“La empresa extremeña D.C. Gas Extremadura S.A. ha iniciado la distribución de gas natural […], que permitirá a los vecinos contar con una energía más económica, cómoda y respetuosa con el medio ambiente”. La frase, publicada en noviembre del pasado año, está extraída de la web del ayuntamiento de una localidad extremeña, que anunciaba con algarabía la puesta en marcha de la red de distribución del combustible.
El llamado gas natural se ha convertido en un símbolo de progreso en el mundo rural donde, en gran parte, todavía siguen utilizándose bombonas de butano.
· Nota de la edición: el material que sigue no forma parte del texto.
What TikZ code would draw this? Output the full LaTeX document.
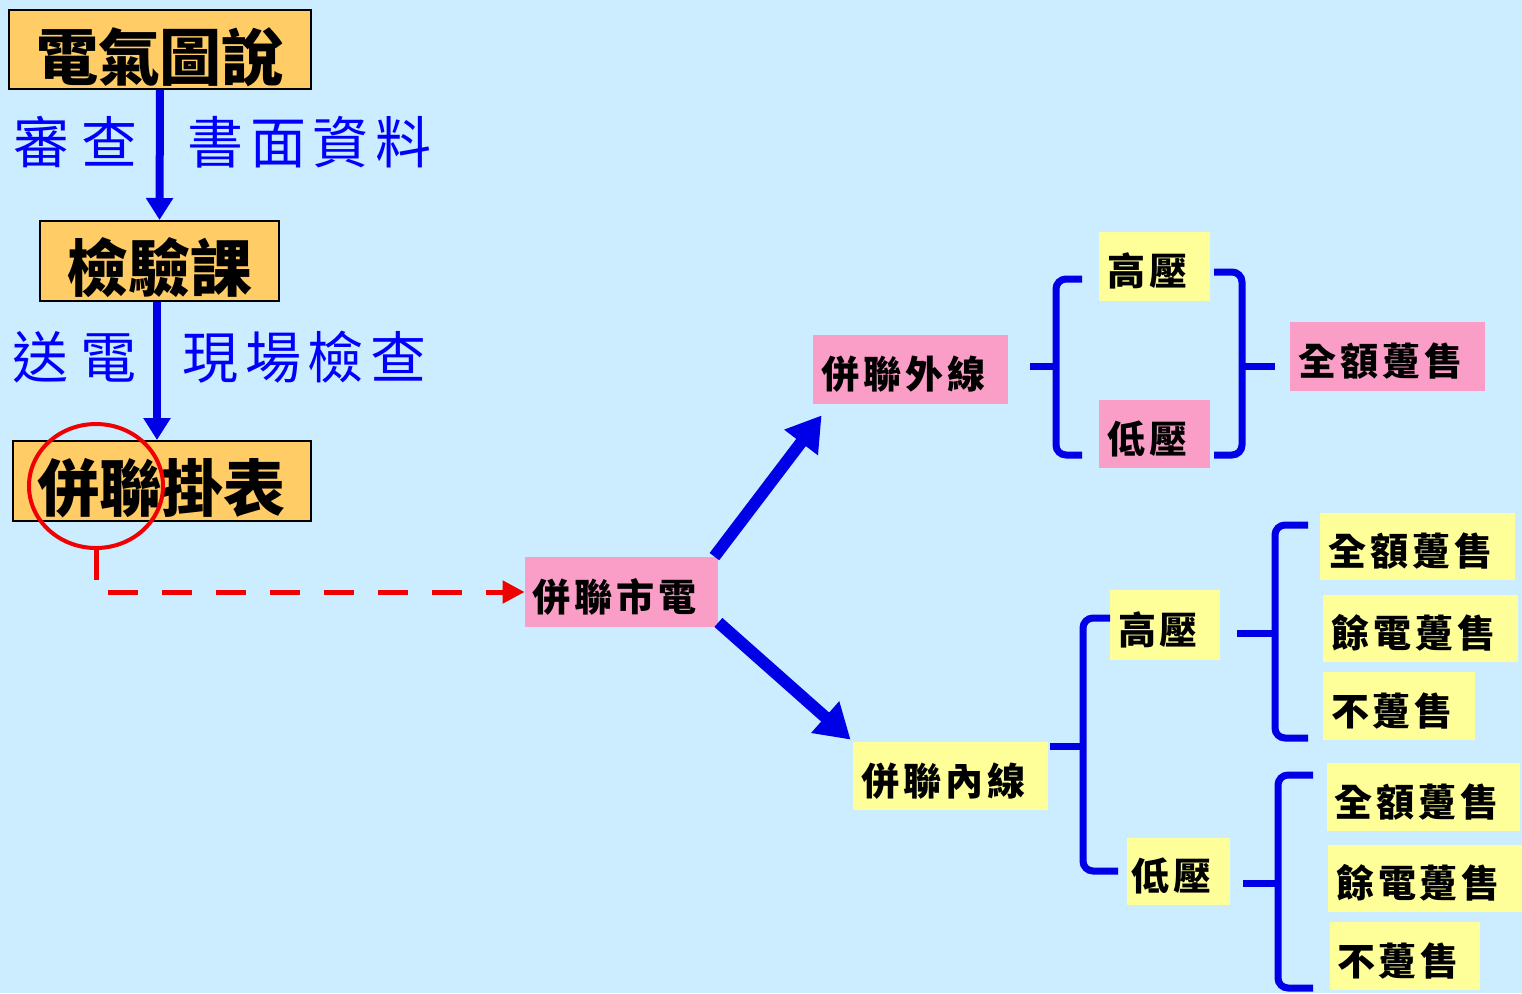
\documentclass[tikz,border=0pt]{standalone}
\usepackage{fontspec}
\usetikzlibrary{arrows.meta,shapes.geometric}
\newfontfamily\cjk{Noto Sans CJK TC}
\newfontfamily\cjkwide{Noto Sans CJK TC}[LetterSpace=22]
\newfontfamily\cjkls{Noto Sans CJK TC}[LetterSpace=12]
\newfontfamily\cjkss{Noto Sans CJK TC}[LetterSpace=10]
\definecolor{bgblue}{RGB}{204,236,255}
\definecolor{boxorange}{RGB}{255,204,102}
\definecolor{boxpink}{RGB}{250,158,200}
\definecolor{boxyellow}{RGB}{255,255,153}
\definecolor{arrblue}{RGB}{0,0,230}
\definecolor{lblblue}{RGB}{0,0,255}
\definecolor{redline}{RGB}{240,0,0}
\tikzset{
  obox/.style={draw=black, line width=1pt, fill=boxorange, inner sep=0pt,
    font=\cjk\bfseries\fontsize{31}{31}\selectfont,
    text height=30.5pt, text depth=0pt},
  lbl/.style={inner sep=0pt, anchor=west, text=lblblue,
    font=\cjkls\fontsize{28}{28}\selectfont},
  lblw/.style={lbl, font=\cjkwide\fontsize{28}{28}\selectfont},
  sbox/.style={inner sep=0pt, font=\cjkss\bfseries\fontsize{19}{19}\selectfont,
    text height=19.4pt, text depth=0pt, execute at end node={\hspace{7pt}}},
  pbox/.style={sbox, fill=boxpink},
  ybox/.style={sbox, fill=boxyellow},
  varrow/.style={draw=arrblue, line width=4pt, -{Triangle[length=11pt,width=13pt]}},
  darrow/.style={draw=arrblue, line width=6pt, -{Triangle[length=17pt,width=20pt]}},
  brk/.style={draw=arrblue, line width=3.5pt, rounded corners=5pt},
  redarrow/.style={draw=redline, line width=2.5pt, dash pattern=on 15pt off 12pt,
    -{Triangle[length=11pt,width=11pt]}}
}
\begin{document}
\begin{tikzpicture}[x=0.5pt,y=-0.5pt]
\fill[bgblue] (0,0) rectangle (1522,993);
\useasboundingbox (0,0) rectangle (1522,993);

% left column
\node[obox, minimum width=151pt, minimum height=39.5pt] (t1) at (160,49.5) {電氣圖說};
\node[obox, minimum width=119.5pt, minimum height=40pt] (t2) at (159.5,261) {檢驗課};
\node[obox, minimum width=149pt, minimum height=40pt] (t3) at (162,481) {併聯掛表};

\draw[varrow] (t1.south) -- (t2.north);
\draw[varrow] (t2.south -| 157,0) -- (t3.north -| 157,0);

\node[lblw] (l1) at (13,142) {審查};
\node[lbl] (l2) at (187,142) {書面資料};
\node[lblw] (l3) at (12,357) {送電};
\node[lbl] (l4) at (182,357) {現場檢查};

\node[draw=redline, line width=2pt, ellipse, minimum width=67pt, minimum height=62pt, inner sep=0pt] (circ) at (96,486) {};

% centre
\node[pbox, minimum width=96.5pt, minimum height=35pt] (grid) at (621.5,592) {併聯市電};
\draw[redarrow] (circ.south) |- (grid.west);

\node[pbox, minimum width=97.5pt, minimum height=34.5pt] (outer) at (910.5,369.5) {併聯外線};
\node[ybox, minimum width=97.5pt, minimum height=34pt] (inner) at (950.5,776) {併聯內線};

\draw[darrow] ([xshift=-2pt]grid.north east) -- ([xshift=4.5pt,yshift=-5.5pt]outer.south west);
\draw[darrow] ([yshift=2.5pt]grid.south east) -- ([xshift=-1pt,yshift=1pt]inner.north west);

% outer branch
\node[ybox, minimum width=55.5pt, minimum height=34.5pt] (ohv) at (1154.5,266.5) {高壓};
\node[pbox, minimum width=55.5pt, minimum height=34pt] (olv) at (1154.5,434) {低壓};
\node[pbox, minimum width=97.5pt, minimum height=34.5pt] (osell) at (1387.5,356.5) {全額躉售};

\coordinate (ob1) at (1030,366);
\coordinate (ob2) at (1275,366);
\draw[brk] (ob1) -- (1056,366);
\draw[brk] (1082,279) -- (1056,279) -- (1056,455) -- (1082,455);
\draw[brk] (1214,272) -- (1242,272) -- (1242,455) -- (1214,455);
\draw[brk] (1242,366) -- (ob2);

% inner branch
\node[ybox, minimum width=55pt, minimum height=35pt] (ihv) at (1165,625) {高壓};
\node[ybox, minimum width=51.5pt, minimum height=33.5pt] (ilv) at (1178.5,871.5) {低壓};

\draw[brk] (1050,746) -- (1083,746);
\draw[brk] (1110,618) -- (1083,618) -- (1083,871) -- (1118,871);

\node[ybox, minimum width=97.5pt, minimum height=33.5pt] (h1) at (1417.5,546.5) {全額躉售};
\node[ybox, minimum width=97.5pt, minimum height=33.5pt] (h2) at (1420.5,628.5) {餘電躉售};
\node[ybox, minimum width=76pt, minimum height=34pt] (h3) at (1399,706) {不躉售};

\draw[brk] (1237,633) -- (1275,633);
\draw[brk] (1308,525) -- (1275,525) -- (1275,738) -- (1308,738);

\node[ybox, minimum width=96.5pt, minimum height=34pt] (k1) at (1423.5,797) {全額躉售};
\node[ybox, minimum width=97pt, minimum height=33.5pt] (k2) at (1425,878.5) {餘電躉售};
\node[ybox, minimum width=75pt, minimum height=34pt] (k3) at (1405,956) {不躉售};

\draw[brk] (1243,883) -- (1278,883);
\draw[brk] (1313,775) -- (1278,775) -- (1278,988) -- (1313,988);
\end{tikzpicture}
\end{document}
No extraña, pues, que el alcalde de esta población extremeña llegase a fotografiarse abriendo la válvula que inicia el suministro. Y es que este tipo de combustible es el que más crece en el mundo, vendiéndose como una alternativa más limpia y “natural” a otro tipo de hidrocarburos.
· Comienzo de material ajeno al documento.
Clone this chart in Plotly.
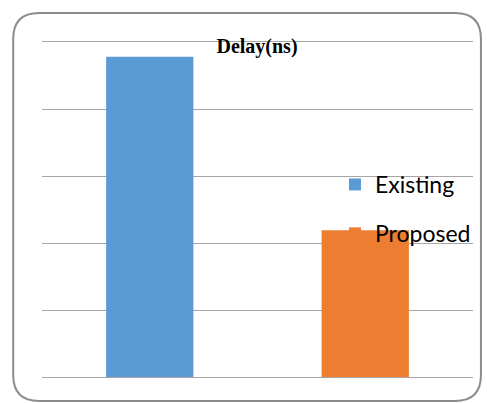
import plotly.graph_objects as go

# Delay comparison data
categories = ["Delay(ns)"]
series_names = ["Existing", "Proposed"]
series_values = [[4.78], [2.19]]
series_colors = ["#5B9BD5", "#ED7D31"]

W, H = 487, 403
ML, MR, MT, MB = 42, 11, 42, 26

fig = go.Figure()
for name, vals, col in zip(series_names, series_values, series_colors):
    fig.add_trace(go.Bar(
        x=categories, y=vals, name=name,
        marker=dict(color=col, line=dict(width=0)),
        legendgroup=name,
    ))

pw, ph = W - ML - MR, H - MT - MB

fig.update_layout(
    width=W, height=H,
    margin=dict(l=ML, r=MR, t=MT, b=MB),
    paper_bgcolor="white", plot_bgcolor="white",
    barmode="group", bargap=0.0, bargroupgap=0.595,
    showlegend=True,
    legend=dict(
        x=(337 - ML) / pw, y=(377 - 163) / ph, xanchor="left", yanchor="top",
        font=dict(family="Lato, 'Liberation Sans', sans-serif", size=23, color="#000000"),
        bgcolor="rgba(0,0,0,0)", tracegroupgap=16, itemwidth=30,
    ),
    title=dict(
        text="<b>Delay(ns)</b>", x=257 / W, xanchor="center",
        y=1 - 46 / H, yanchor="middle",
        font=dict(family="'Liberation Serif', 'Times New Roman', serif", size=20, color="#000000"),
    ),
    xaxis=dict(showticklabels=False, showline=True, mirror=True, linecolor="#A6A6A6",
               linewidth=1, showgrid=False, zeroline=False, ticks=""),
    yaxis=dict(range=[0, 5], dtick=1, showticklabels=False, showgrid=True,
               gridcolor="#A6A6A6", gridwidth=1, zeroline=False, showline=False, ticks=""),
)

# rounded frame around the whole chart, expressed relative to the plot area
r = 26
px0 = (13 - ML) / pw
px1 = (484 - ML) / pw
py0 = (H - MB - 13) / ph
py1 = (H - MB - 401) / ph
prx, pry = r / pw, r / ph
path = (f"M {px0+prx},{py0} L {px1-prx},{py0} Q {px1},{py0} {px1},{py0-pry} "
        f"L {px1},{py1+pry} Q {px1},{py1} {px1-prx},{py1} L {px0+prx},{py1} "
        f"Q {px0},{py1} {px0},{py1+pry} L {px0},{py0-pry} Q {px0},{py0} {px0+prx},{py0} Z")
fig.add_shape(type="path", path=path, xref="paper", yref="paper",
              line=dict(color="#8C8C8C", width=2), fillcolor="rgba(0,0,0,0)", layer="above")

fig.write_html("out.html")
La “amplia aceptación social, política y económica” de la que que goza el gas natural es lo que ha motivado el estudio Por qué lo llaman gas natural cuando quieren decir gas fósil, elaborado por Greenpeace. Desde un principio, en esta radiografía del gas en España, la organización trata de renombrar al combustible: “El mal llamado gas natural es en realidad un combustible fósil compuesto aproximadamente en un 80% de gas metano, un potente generador de cambio climático, por lo que se trata de un gas fósil”.
Dos datos demuestran la importancia que está adquiriendo el gas fósil: en la actualidad es “la segunda fuente de energía fósil que más se consume en el mundo, al igual que en España” y, en la Unión Europea se ha convertido en el segundo mayor emisor tras el cierre de las centrales térmicas del carbón. Todo esto, denuncia Greenpeace, hace que el gas no sea una opción viable para la transición energética ni para la lucha contra el cambio climático: “El escenario de la conservadora Agencia Internacional de la Energía para evitar un calentamiento global de 1,5 ºC incluye una reducción de la demanda mundial de gas fósil en un 55% para 2050”, explican.